B.10.2. En l'espèce, il peut être fait application, pour les « grands consommateurs », de différentes formules de calcul des unités de charge polluante. Ce calcul s'opère en principe sur la base des résultats de mesurage et d'échantillonnage des eaux usées qu'ils déversent, c'est-à-dire en fonction de la charge polluante effective de l'eau (article 35quinquies), sauf si les données relatives aux eaux usées déversées qui sont nécessaires pour l'application de cette méthode ne sont pas disponibles ou sont incomplètes, auquel cas la charge polluante est calculée sur la base des coefficients de conversion (article 35septies), en utilisant des formules forfaitaires, basées sur la consommation d'eau facturée ainsi que sur l'eau prélevée d'une autre manière et, éventuellement, sur des données de production.

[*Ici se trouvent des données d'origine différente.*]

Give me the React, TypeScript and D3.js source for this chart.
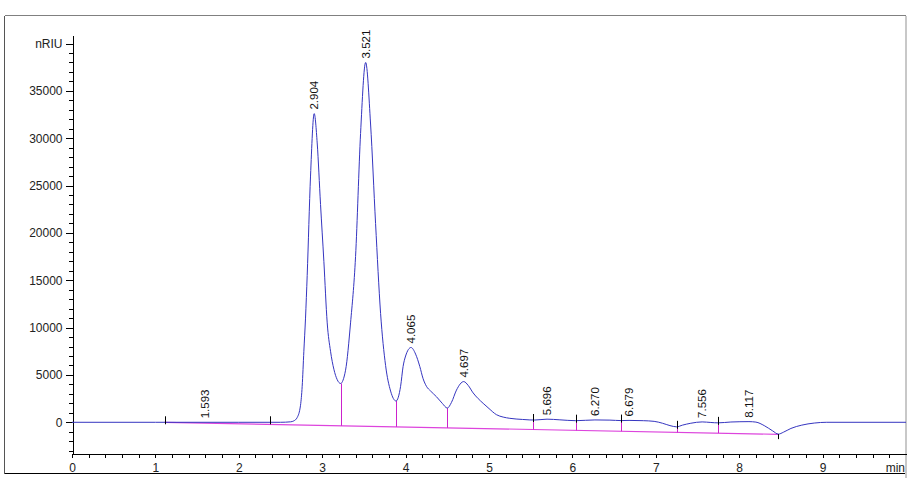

B.11. Par conséquent, il est en principe tenu compte, pour le calcul de la taxe, de la mesure dans laquelle le redevable contribue aux nuisances.

La circonstance qu'il sera fait usage de formules de calcul forfaitaires en cas d'absence de résultats de mesurage et d'échantillonnage ou en cas de résultats incomplets n'est pas de nature à ôter aux dispositions en cause leur justification raisonnable.

B.12. La question préjudicielle appelle une réponse négative.

Par ces motifs, la Cour dit pour droit : Les articles 35bis à 35viciessemel de la loi du 26 mars 1971 sur la protection des eaux de surface contre la pollution ne violent pas les articles 10 et 11 de la Constitution, en ce qui concerne les redevables visés à l'article 35quinquies, dans l'interprétation selon laquelle ils ne prévoient pas la possibilité d'accorder aux redevables une exonération, totale ou partielle, ou une diminution de la taxe lorsque de l'eau est déversée dans l'environnement en dehors de tout processus de production ou de traitement.

Ainsi prononcé en langue néerlandaise et en langue française, conformément à l'article 65 de la loi spéciale du 6 janvier 1989 sur la Cour constitutionnelle, à l'audience publique du 28 juin 2012.